Hoy me releo y pienso que no podía estar más equivocado, porque, igual que los gobiernos o los economistas, fui incapaz de leer la coyuntura. Sin las acotaciones de contexto debidas, las líneas anteriores no solo resultarían imprudentes, casi rayarían el vandalismo. Nos han prohibido vernos, tocarnos, siquiera pasear. Vivimos en una distopía necesaria porque no aislarnos apuntaría a un panorama infinitamente más doloroso que el que ya tenemos. Estamos dejando de vivir como solíamos y lo hemos hecho con mucha responsabilidad. Nos hemos comportado como héroes. Glorifico a los sanitarios, cajeros, productores básicos y fuerzas de la seguridad mientras sigo garabateando líneas menos furiosas, más reflexivas y comprensivas. “Improvisar es lo que necesitamos ahora”, escribía David López hace un par de semanas en su columna de la web de Vanity Fair. No podemos culpar —demasiado— a los políticos por hacerlo en toda latitud, porque transitamos “tierra de dragones”, que es como llamaban en la Edad Media a aquellos territorios inexplorados que no sabíamos dibujar.

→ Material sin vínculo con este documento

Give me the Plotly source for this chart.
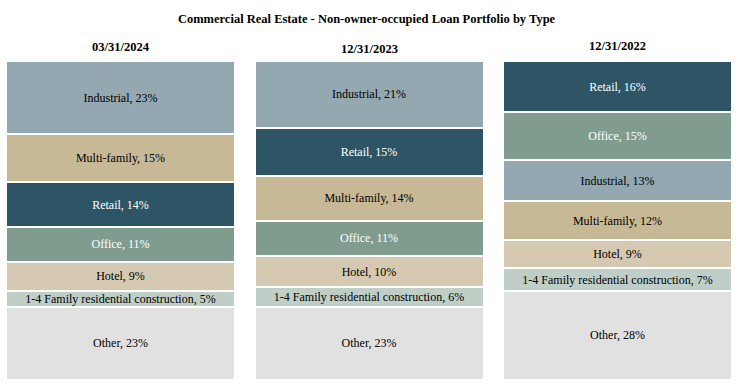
import plotly.graph_objects as go

title = "Commercial Real Estate - Non-owner-occupied Loan Portfolio by Type"
dates = ["03/31/2024", "12/31/2023", "12/31/2022"]

# segment order listed top -> bottom for each column
col_2024_labels = ["Industrial", "Multi-family", "Retail", "Office", "Hotel",
                   "1-4 Family residential construction", "Other"]
col_2024_values = [23, 15, 14, 11, 9, 5, 23]

col_2023_labels = ["Industrial", "Retail", "Multi-family", "Office", "Hotel",
                   "1-4 Family residential construction", "Other"]
col_2023_values = [21, 15, 14, 11, 10, 6, 23]

col_2022_labels = ["Retail", "Office", "Industrial", "Multi-family", "Hotel",
                   "1-4 Family residential construction", "Other"]
col_2022_values = [16, 15, 13, 12, 9, 7, 28]

colors = {
    "Industrial": "#93A8B0",
    "Multi-family": "#C8B996",
    "Retail": "#2D5566",
    "Office": "#7F9C8F",
    "Hotel": "#D5CAB1",
    "1-4 Family residential construction": "#BFCFC8",
    "Other": "#E1E1E1",
}
white_text = {"Retail", "Office"}

columns = [
    (col_2024_labels, col_2024_values),
    (col_2023_labels, col_2023_values),
    (col_2022_labels, col_2022_values),
]

fig = go.Figure()
for ci, (labels, values) in enumerate(columns):
    # add bottom first so stacking follows top->bottom listing
    for lab, val in reversed(list(zip(labels, values))):
        fig.add_trace(go.Bar(
            x=[ci], y=[val], width=0.9215,
            marker=dict(color=colors[lab], line=dict(color="white", width=2)),
            text=[f"{lab}, {val}%"],
            textposition="inside", insidetextanchor="middle",
            textfont=dict(family="Liberation Serif", size=12,
                          color="white" if lab in white_text else "black"),
            hoverinfo="skip", showlegend=False,
        ))

date_y = [5, 3, 6]
for ci, d in enumerate(dates):
    fig.add_annotation(x=ci, y=1, xref="x", yref="paper", text=f"<b>{d}</b>",
                       showarrow=False, yanchor="bottom", yshift=date_y[ci],
                       font=dict(family="Liberation Serif", size=12.5, color="black"))

fig.update_layout(
    barmode="stack",
    width=739, height=387,
    margin=dict(l=0, r=0, t=61, b=7),
    paper_bgcolor="white", plot_bgcolor="white",
    title=dict(text=f"<b>{title}</b>", x=0.496, xanchor="center", y=0.953, yanchor="middle",
               font=dict(family="Liberation Serif", size=12.5, color="black")),
    uniformtext=dict(minsize=12, mode="show"),
    xaxis=dict(range=[-0.4849, 2.4889], visible=False, fixedrange=True),
    yaxis=dict(range=[0, 100], visible=False, fixedrange=True),
)

fig.write_html("out.html", config={"displayModeBar": False},
               post_script="document.body.style.margin='0';document.body.style.padding='0';")
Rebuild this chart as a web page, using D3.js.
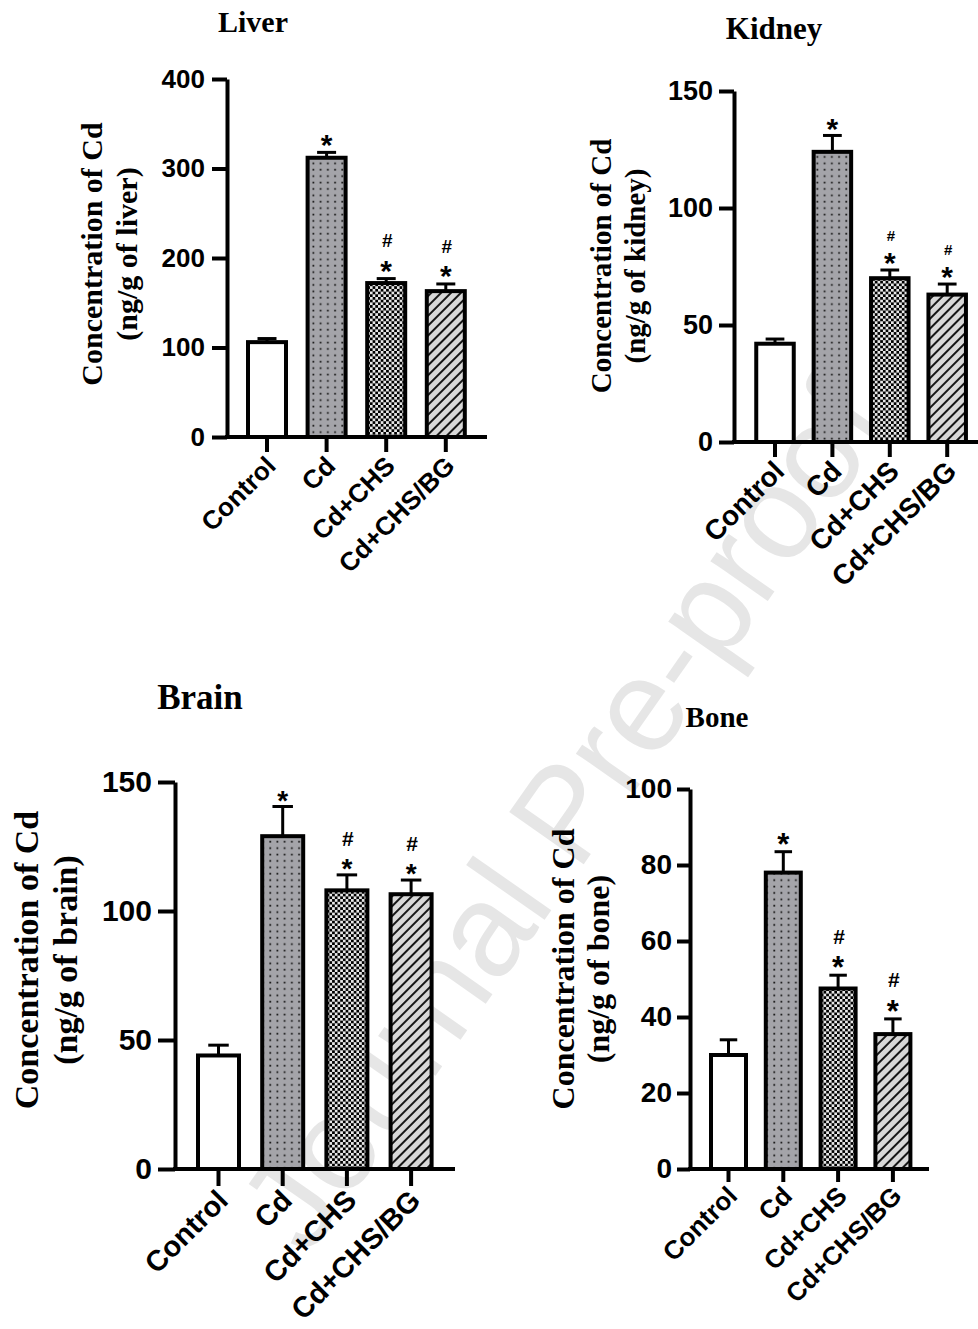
<!DOCTYPE html>
<html><head><meta charset="utf-8">
<script src="https://cdn.jsdelivr.net/npm/d3@7"></script>
<style>body{margin:0;background:#fff}svg{display:block}</style>
</head><body>
<svg id="c" width="978" height="1329"></svg>
<script>
// ---------- data ----------
const groups = ["Control", "Cd", "Cd+CHS", "Cd+CHS/BG"];
const liverMean  = [106, 312, 172, 163];
const liverSem   = [4, 6, 5, 8];
const kidneyMean = [42, 124, 70, 63];
const kidneySem  = [2, 7, 3.5, 4.5];
const brainMean  = [44, 129, 108, 106.5];
const brainSem   = [4, 11.5, 6, 5.5];
const boneMean   = [30, 78, 47.5, 35.5];
const boneSem    = [4, 5.5, 3.5, 4];
const liverTicks  = [0, 100, 200, 300, 400];
const kidneyTicks = [0, 50, 100, 150];
const brainTicks  = [0, 50, 100, 150];
const boneTicks   = [0, 20, 40, 60, 80, 100];
const starFlags = [false, true, true, true];   // * vs control
const hashFlags = [false, false, true, true];  // # vs Cd
const titles = ["Liver", "Kidney", "Brain", "Bone"];
const yLabel1 = "Concentration of Cd";
const yLabel2 = ["(ng/g of liver)", "(ng/g of kidney)", "(ng/g of brain)", "(ng/g of bone)"];
const watermark = "Journal Pre-proof";

// ---------- layout / style ----------
const layouts = [
  {axisX:227, axisEnd:487, yTop:79, yBase:437, c0:267, step:59.6, bw:38, tk:15, pad:7,
   tX:253, tY:32, tFs:30, l1X:102, l2X:137, lCY:254, lFs:30, tickFs:26, xFs:26,
   sFs:30, hFs:19, sOff:15, hOff:38},
  {axisX:734, axisEnd:995, yTop:91, yBase:442, c0:775, step:57.4, bw:37.5, tk:15, pad:6,
   tX:774, tY:39, tFs:31, l1X:611, l2X:645, lCY:266, lFs:29, tickFs:27, xFs:28,
   sFs:30, hFs:15, sOff:14, hOff:34},
  {axisX:175, axisEnd:455, yTop:782, yBase:1169, c0:218.5, step:64.2, bw:41, tk:17, pad:6,
   tX:200, tY:709, tFs:35, l1X:38, l2X:77, lCY:960, lFs:34, tickFs:30, xFs:29,
   sFs:28, hFs:21, sOff:13, hOff:36},
  {axisX:690, axisEnd:929, yTop:789, yBase:1169, c0:728.5, step:54.8, bw:35, tk:13, pad:5,
   tX:717, tY:727, tFs:29, l1X:574, l2X:609, lCY:969, lFs:32, tickFs:28, xFs:26,
   sFs:31, hFs:21, sOff:15, hOff:39}
];
const means = [liverMean, kidneyMean, brainMean, boneMean];
const sems = [liverSem, kidneySem, brainSem, boneSem];
const ticks = [liverTicks, kidneyTicks, brainTicks, boneTicks];
const fills = ["#ffffff", "url(#dots)", "url(#check)", "url(#diag)"];
const SANS = "'Liberation Sans', Arial, sans-serif";
const SERIF = "'Liberation Serif', 'Times New Roman', serif";

const svg = d3.select("#c");
svg.append("rect").attr("width", 978).attr("height", 1329).attr("fill", "#fff");

// patterns
const defs = svg.append("defs");
const pd = defs.append("pattern").attr("id", "dots").attr("patternUnits", "userSpaceOnUse")
  .attr("width", 7.2).attr("height", 6.4);
pd.append("rect").attr("width", 7.2).attr("height", 6.4).attr("fill", "#a4a4a9");
pd.append("rect").attr("x", 3).attr("y", 2.5).attr("width", 1.7).attr("height", 1.7).attr("fill", "#111");
const pc = defs.append("pattern").attr("id", "check").attr("patternUnits", "userSpaceOnUse")
  .attr("width", 5.4).attr("height", 5.4);
pc.append("rect").attr("width", 5.4).attr("height", 5.4).attr("fill", "#e8e8e8");
pc.append("rect").attr("width", 2.7).attr("height", 2.7).attr("fill", "#000");
pc.append("rect").attr("x", 2.7).attr("y", 2.7).attr("width", 2.7).attr("height", 2.7).attr("fill", "#000");
const pg = defs.append("pattern").attr("id", "diag").attr("patternUnits", "userSpaceOnUse")
  .attr("width", 7).attr("height", 7).attr("patternTransform", "rotate(45)");
pg.append("rect").attr("width", 7).attr("height", 7).attr("fill", "#d8d8d8");
pg.append("line").attr("x1", 1).attr("x2", 1).attr("y1", 0).attr("y2", 7)
  .attr("stroke", "#000").attr("stroke-width", 1.8);

// watermark (behind)
svg.append("text")
  .attr("transform", "translate(572,820) rotate(-55)")
  .attr("text-anchor", "middle").attr("dominant-baseline", "middle")
  .attr("font-family", SANS).attr("font-size", 132)
  .attr("fill", "#e6e6e6").text(watermark);

layouts.forEach((L, i) => {
  const g = svg.append("g");
  const mean = means[i], sem = sems[i], tv = ticks[i];
  const y = d3.scaleLinear().domain([0, d3.max(tv)]).range([L.yBase, L.yTop]);
  const pi = 1 - L.bw / L.step;
  const x = d3.scaleBand().domain(groups)
    .range([L.c0 - L.step / 2, L.c0 + 3.5 * L.step])
    .paddingInner(pi).paddingOuter(pi / 2);

  // title
  g.append("text").attr("x", L.tX).attr("y", L.tY).attr("text-anchor", "middle")
    .attr("font-family", SERIF).attr("font-weight", "bold").attr("font-size", L.tFs)
    .text(titles[i]);

  // y label (two lines)
  [[yLabel1, L.l1X], [yLabel2[i], L.l2X]].forEach(([t, xx]) => {
    g.append("text").attr("transform", `translate(${xx},${L.lCY}) rotate(-90)`)
      .attr("text-anchor", "middle").attr("font-family", SERIF)
      .attr("font-weight", "bold").attr("font-size", L.lFs).text(t);
  });

  // error bars
  const eb = g.append("g");
  groups.forEach((k, j) => {
    const cx = x(k) + x.bandwidth() / 2;
    const top = y(mean[j] + sem[j]);
    eb.append("line").attr("x1", cx).attr("x2", cx).attr("y1", y(mean[j])).attr("y2", top)
      .attr("stroke", "#000").attr("stroke-width", 3);
    eb.append("line").attr("x1", cx - x.bandwidth() * 0.25).attr("x2", cx + x.bandwidth() * 0.25)
      .attr("y1", top).attr("y2", top).attr("stroke", "#000").attr("stroke-width", 3);
  });

  // bars
  g.selectAll("rect.bar").data(groups).join("rect").attr("class", "bar")
    .attr("x", d => x(d)).attr("width", x.bandwidth())
    .attr("y", (d, j) => y(mean[j])).attr("height", (d, j) => L.yBase - y(mean[j]))
    .attr("fill", (d, j) => fills[j]).attr("stroke", "#000").attr("stroke-width", 4);

  // significance marks
  groups.forEach((k, j) => {
    const cx = x(k) + x.bandwidth() / 2;
    const top = y(mean[j] + sem[j]);
    if (starFlags[j]) {
      g.append("text").attr("x", cx).attr("y", top - L.sOff + 0.575 * L.sFs)
        .attr("text-anchor", "middle").attr("font-family", SANS).attr("font-weight", "bold")
        .attr("font-size", L.sFs).text("*");
    }
    if (hashFlags[j]) {
      g.append("text").attr("x", cx + 1).attr("y", top - L.hOff + 0.355 * L.hFs)
        .attr("text-anchor", "middle").attr("font-family", SANS).attr("font-weight", "bold")
        .attr("font-size", L.hFs).text("#");
    }
  });

  // y axis
  const ya = g.append("g").attr("transform", `translate(${L.axisX},0)`)
    .call(d3.axisLeft(y).tickValues(tv).tickSize(L.tk).tickSizeOuter(0).tickPadding(L.pad).tickFormat(d3.format("d")));
  ya.select(".domain").attr("stroke-width", 4).attr("stroke", "#000");
  ya.selectAll(".tick line").attr("stroke-width", 4).attr("stroke", "#000");
  ya.selectAll(".tick text").attr("font-family", SANS).attr("font-weight", "bold")
    .attr("font-size", L.tickFs).attr("fill", "#000");

  // x axis
  const xa = g.append("g").attr("transform", `translate(0,${L.yBase})`)
    .call(d3.axisBottom(x).tickSize(L.tk).tickSizeOuter(0).tickFormat(() => ""));
  xa.select(".domain").remove();
  xa.selectAll(".tick line").attr("stroke-width", 4).attr("stroke", "#000");
  g.append("line").attr("x1", L.axisX - 2).attr("x2", L.axisEnd)
    .attr("y1", L.yBase).attr("y2", L.yBase).attr("stroke", "#000").attr("stroke-width", 4);
  groups.forEach(k => {
    const cx = x(k) + x.bandwidth() / 2;
    g.append("text").attr("transform", `translate(${cx + 4},${L.yBase + L.tk + 9}) rotate(-45)`)
      .attr("text-anchor", "end").attr("dy", "0.35em")
      .attr("font-family", SANS).attr("font-weight", "bold").attr("font-size", L.xFs)
      .text(k);
  });
});
</script>
</body></html>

Esta incertidumbre nos hace tomar decisiones inéditas, como el teletrabajo o la cuarentena, como vestir mascarillas y guantes o las videoconferencias, antes tan tediosas y de momento —y hasta que las aborrezcamos— imprescindibles. O como llegar al quiosco de la mano de nuestras hermanas Vogue, GQ, Glamour, AD y Traveler bajo un lema común: “Soñamos juntos”. Porque la labor de la prensa es informar, pero Condé Nast además trata de que imaginemos vidas mejores. No podemos abstraernos del dolor ni de la caricia hueca que damos a quienes tenemos cerca en el pensamiento pero lejos de nuestras cápsulas de confinamiento. Y por ello, también por primera vez en la historia de Vanity Fair España, le hemos confiado la ejecución de nuestra portada a un ilustrador, el italiano Emiliano Ponzi, habitual de The New Yorker, The New York Times o Science, que volviendo sobre una idea suya original de 2011, donde exploraba el concepto de abrazar la ausencia, cristaliza con más legitimidad que nunca su predicción.
La edición estadounidense de Vanity Fair cultivó de manera maravillosa el recurso de las ilustraciones en sus icónicos artes de comienzos del siglo pasado, una época de profundo cambio que ellos relataron con presteza y rigor. Qué responsabilidad e ilusión recoger aquel testigo.